***** Extracted information *****

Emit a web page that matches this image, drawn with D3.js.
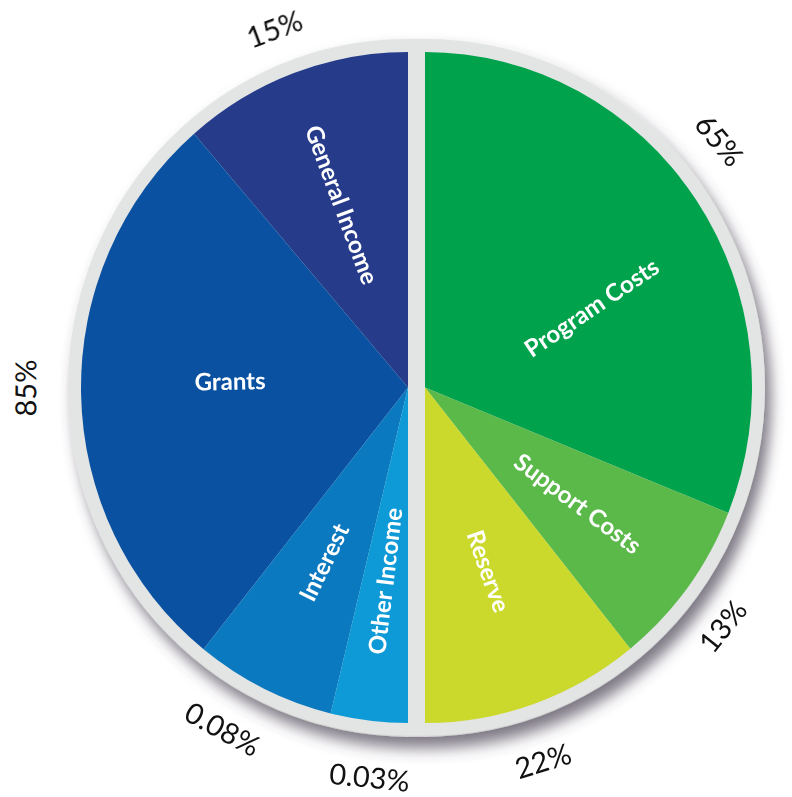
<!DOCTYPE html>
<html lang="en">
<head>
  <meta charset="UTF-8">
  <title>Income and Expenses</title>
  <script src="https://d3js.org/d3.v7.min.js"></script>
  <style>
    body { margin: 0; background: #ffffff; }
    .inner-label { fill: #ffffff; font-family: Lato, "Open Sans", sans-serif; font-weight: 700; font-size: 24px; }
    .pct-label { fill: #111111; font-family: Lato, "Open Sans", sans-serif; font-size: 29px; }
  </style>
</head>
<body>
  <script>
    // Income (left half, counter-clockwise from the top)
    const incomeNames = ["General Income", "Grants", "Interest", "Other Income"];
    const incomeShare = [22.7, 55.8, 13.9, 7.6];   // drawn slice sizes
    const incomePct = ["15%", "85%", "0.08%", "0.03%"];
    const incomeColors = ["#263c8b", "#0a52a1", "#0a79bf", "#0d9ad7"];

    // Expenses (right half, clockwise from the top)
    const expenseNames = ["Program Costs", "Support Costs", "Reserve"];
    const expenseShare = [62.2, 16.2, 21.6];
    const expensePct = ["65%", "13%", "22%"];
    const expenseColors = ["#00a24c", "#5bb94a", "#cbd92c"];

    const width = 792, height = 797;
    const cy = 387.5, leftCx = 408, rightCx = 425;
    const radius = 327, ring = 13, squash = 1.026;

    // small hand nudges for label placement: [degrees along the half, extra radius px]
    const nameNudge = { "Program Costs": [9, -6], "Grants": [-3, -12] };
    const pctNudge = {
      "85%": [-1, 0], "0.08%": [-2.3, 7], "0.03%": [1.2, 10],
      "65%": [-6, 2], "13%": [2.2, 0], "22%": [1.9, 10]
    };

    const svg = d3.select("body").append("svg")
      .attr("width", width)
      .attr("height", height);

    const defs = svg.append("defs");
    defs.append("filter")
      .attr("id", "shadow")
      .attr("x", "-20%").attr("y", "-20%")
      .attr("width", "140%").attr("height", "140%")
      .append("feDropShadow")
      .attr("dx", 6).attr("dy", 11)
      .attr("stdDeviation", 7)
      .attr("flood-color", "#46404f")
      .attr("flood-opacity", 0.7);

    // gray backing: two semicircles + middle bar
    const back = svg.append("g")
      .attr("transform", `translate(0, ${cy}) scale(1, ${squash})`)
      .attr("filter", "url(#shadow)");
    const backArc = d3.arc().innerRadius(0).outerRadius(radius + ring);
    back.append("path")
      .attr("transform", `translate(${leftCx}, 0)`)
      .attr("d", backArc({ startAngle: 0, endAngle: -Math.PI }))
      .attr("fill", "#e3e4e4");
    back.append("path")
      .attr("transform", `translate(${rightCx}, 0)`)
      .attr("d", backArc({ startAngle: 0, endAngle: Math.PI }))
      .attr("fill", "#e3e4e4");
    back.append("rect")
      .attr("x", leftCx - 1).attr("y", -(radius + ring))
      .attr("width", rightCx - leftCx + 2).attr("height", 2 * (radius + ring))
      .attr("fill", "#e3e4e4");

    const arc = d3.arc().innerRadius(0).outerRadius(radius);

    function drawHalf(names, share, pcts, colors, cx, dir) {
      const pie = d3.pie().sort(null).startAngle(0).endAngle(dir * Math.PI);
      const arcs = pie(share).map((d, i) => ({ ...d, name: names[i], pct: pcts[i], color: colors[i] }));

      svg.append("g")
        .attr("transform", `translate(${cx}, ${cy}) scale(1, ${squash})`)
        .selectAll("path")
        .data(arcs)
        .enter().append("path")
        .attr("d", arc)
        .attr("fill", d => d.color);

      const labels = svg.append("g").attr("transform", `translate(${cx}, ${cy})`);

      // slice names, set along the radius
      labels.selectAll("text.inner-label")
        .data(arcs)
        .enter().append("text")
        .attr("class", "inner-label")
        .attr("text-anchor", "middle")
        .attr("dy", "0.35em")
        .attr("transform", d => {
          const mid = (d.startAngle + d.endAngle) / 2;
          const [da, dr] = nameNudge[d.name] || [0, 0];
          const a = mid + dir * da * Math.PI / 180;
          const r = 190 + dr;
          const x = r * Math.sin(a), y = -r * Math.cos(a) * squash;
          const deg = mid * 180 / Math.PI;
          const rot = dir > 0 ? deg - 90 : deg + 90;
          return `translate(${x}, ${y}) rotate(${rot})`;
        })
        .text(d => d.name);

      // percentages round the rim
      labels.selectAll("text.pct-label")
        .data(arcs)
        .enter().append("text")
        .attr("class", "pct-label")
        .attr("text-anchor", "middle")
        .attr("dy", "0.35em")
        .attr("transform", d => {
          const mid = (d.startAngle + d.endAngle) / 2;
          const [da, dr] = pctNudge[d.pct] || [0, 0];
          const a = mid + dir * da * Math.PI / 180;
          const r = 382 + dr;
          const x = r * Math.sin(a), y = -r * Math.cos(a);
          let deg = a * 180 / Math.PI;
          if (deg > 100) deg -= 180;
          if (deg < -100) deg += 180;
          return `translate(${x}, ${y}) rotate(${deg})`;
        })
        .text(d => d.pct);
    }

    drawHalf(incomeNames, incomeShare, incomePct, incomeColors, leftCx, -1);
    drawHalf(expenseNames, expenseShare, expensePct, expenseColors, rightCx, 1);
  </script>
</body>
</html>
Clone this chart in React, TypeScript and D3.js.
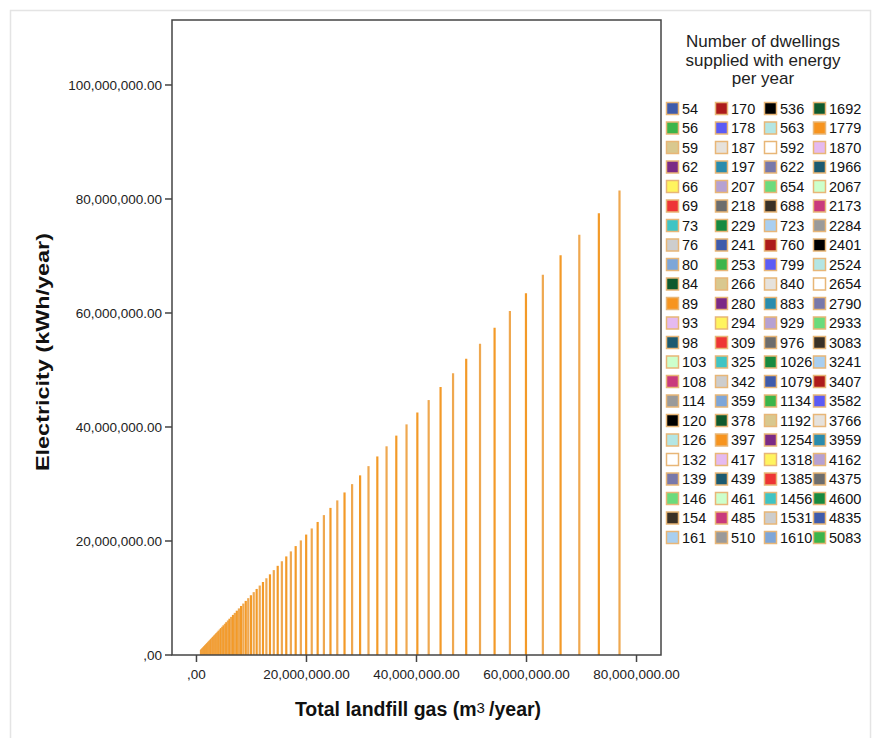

*****

▸ **Aim of the exercise**: Set down the material exactly, every line of it, except for the pictures.

▸ **Finished exercise**:
Emit a web page that matches this image, drawn with D3.js.
<!DOCTYPE html>
<html lang="en">
<head>
  <meta charset="UTF-8">
  <title>Income and Expenses</title>
  <script src="https://d3js.org/d3.v7.min.js"></script>
  <style>
    body { margin: 0; background: #ffffff; }
    .inner-label { fill: #ffffff; font-family: Lato, "Open Sans", sans-serif; font-weight: 700; font-size: 24px; }
    .pct-label { fill: #111111; font-family: Lato, "Open Sans", sans-serif; font-size: 29px; }
  </style>
</head>
<body>
  <script>
    // Income (left half, counter-clockwise from the top)
    const incomeNames = ["General Income", "Grants", "Interest", "Other Income"];
    const incomeShare = [22.7, 55.8, 13.9, 7.6];   // drawn slice sizes
    const incomePct = ["15%", "85%", "0.08%", "0.03%"];
    const incomeColors = ["#263c8b", "#0a52a1", "#0a79bf", "#0d9ad7"];

    // Expenses (right half, clockwise from the top)
    const expenseNames = ["Program Costs", "Support Costs", "Reserve"];
    const expenseShare = [62.2, 16.2, 21.6];
    const expensePct = ["65%", "13%", "22%"];
    const expenseColors = ["#00a24c", "#5bb94a", "#cbd92c"];

    const width = 792, height = 797;
    const cy = 387.5, leftCx = 408, rightCx = 425;
    const radius = 327, ring = 13, squash = 1.026;

    // small hand nudges for label placement: [degrees along the half, extra radius px]
    const nameNudge = { "Program Costs": [9, -6], "Grants": [-3, -12] };
    const pctNudge = {
      "85%": [-1, 0], "0.08%": [-2.3, 7], "0.03%": [1.2, 10],
      "65%": [-6, 2], "13%": [2.2, 0], "22%": [1.9, 10]
    };

    const svg = d3.select("body").append("svg")
      .attr("width", width)
      .attr("height", height);

    const defs = svg.append("defs");
    defs.append("filter")
      .attr("id", "shadow")
      .attr("x", "-20%").attr("y", "-20%")
      .attr("width", "140%").attr("height", "140%")
      .append("feDropShadow")
      .attr("dx", 6).attr("dy", 11)
      .attr("stdDeviation", 7)
      .attr("flood-color", "#46404f")
      .attr("flood-opacity", 0.7);

    // gray backing: two semicircles + middle bar
    const back = svg.append("g")
      .attr("transform", `translate(0, ${cy}) scale(1, ${squash})`)
      .attr("filter", "url(#shadow)");
    const backArc = d3.arc().innerRadius(0).outerRadius(radius + ring);
    back.append("path")
      .attr("transform", `translate(${leftCx}, 0)`)
      .attr("d", backArc({ startAngle: 0, endAngle: -Math.PI }))
      .attr("fill", "#e3e4e4");
    back.append("path")
      .attr("transform", `translate(${rightCx}, 0)`)
      .attr("d", backArc({ startAngle: 0, endAngle: Math.PI }))
      .attr("fill", "#e3e4e4");
    back.append("rect")
      .attr("x", leftCx - 1).attr("y", -(radius + ring))
      .attr("width", rightCx - leftCx + 2).attr("height", 2 * (radius + ring))
      .attr("fill", "#e3e4e4");

    const arc = d3.arc().innerRadius(0).outerRadius(radius);

    function drawHalf(names, share, pcts, colors, cx, dir) {
      const pie = d3.pie().sort(null).startAngle(0).endAngle(dir * Math.PI);
      const arcs = pie(share).map((d, i) => ({ ...d, name: names[i], pct: pcts[i], color: colors[i] }));

      svg.append("g")
        .attr("transform", `translate(${cx}, ${cy}) scale(1, ${squash})`)
        .selectAll("path")
        .data(arcs)
        .enter().append("path")
        .attr("d", arc)
        .attr("fill", d => d.color);

      const labels = svg.append("g").attr("transform", `translate(${cx}, ${cy})`);

      // slice names, set along the radius
      labels.selectAll("text.inner-label")
        .data(arcs)
        .enter().append("text")
        .attr("class", "inner-label")
        .attr("text-anchor", "middle")
        .attr("dy", "0.35em")
        .attr("transform", d => {
          const mid = (d.startAngle + d.endAngle) / 2;
          const [da, dr] = nameNudge[d.name] || [0, 0];
          const a = mid + dir * da * Math.PI / 180;
          const r = 190 + dr;
          const x = r * Math.sin(a), y = -r * Math.cos(a) * squash;
          const deg = mid * 180 / Math.PI;
          const rot = dir > 0 ? deg - 90 : deg + 90;
          return `translate(${x}, ${y}) rotate(${rot})`;
        })
        .text(d => d.name);

      // percentages round the rim
      labels.selectAll("text.pct-label")
        .data(arcs)
        .enter().append("text")
        .attr("class", "pct-label")
        .attr("text-anchor", "middle")
        .attr("dy", "0.35em")
        .attr("transform", d => {
          const mid = (d.startAngle + d.endAngle) / 2;
          const [da, dr] = pctNudge[d.pct] || [0, 0];
          const a = mid + dir * da * Math.PI / 180;
          const r = 382 + dr;
          const x = r * Math.sin(a), y = -r * Math.cos(a);
          let deg = a * 180 / Math.PI;
          if (deg > 100) deg -= 180;
          if (deg < -100) deg += 180;
          return `translate(${x}, ${y}) rotate(${deg})`;
        })
        .text(d => d.pct);
    }

    drawHalf(incomeNames, incomeShare, incomePct, incomeColors, leftCx, -1);
    drawHalf(expenseNames, expenseShare, expensePct, expenseColors, rightCx, 1);
  </script>
</body>
</html>
Clone this chart in React, TypeScript and D3.js.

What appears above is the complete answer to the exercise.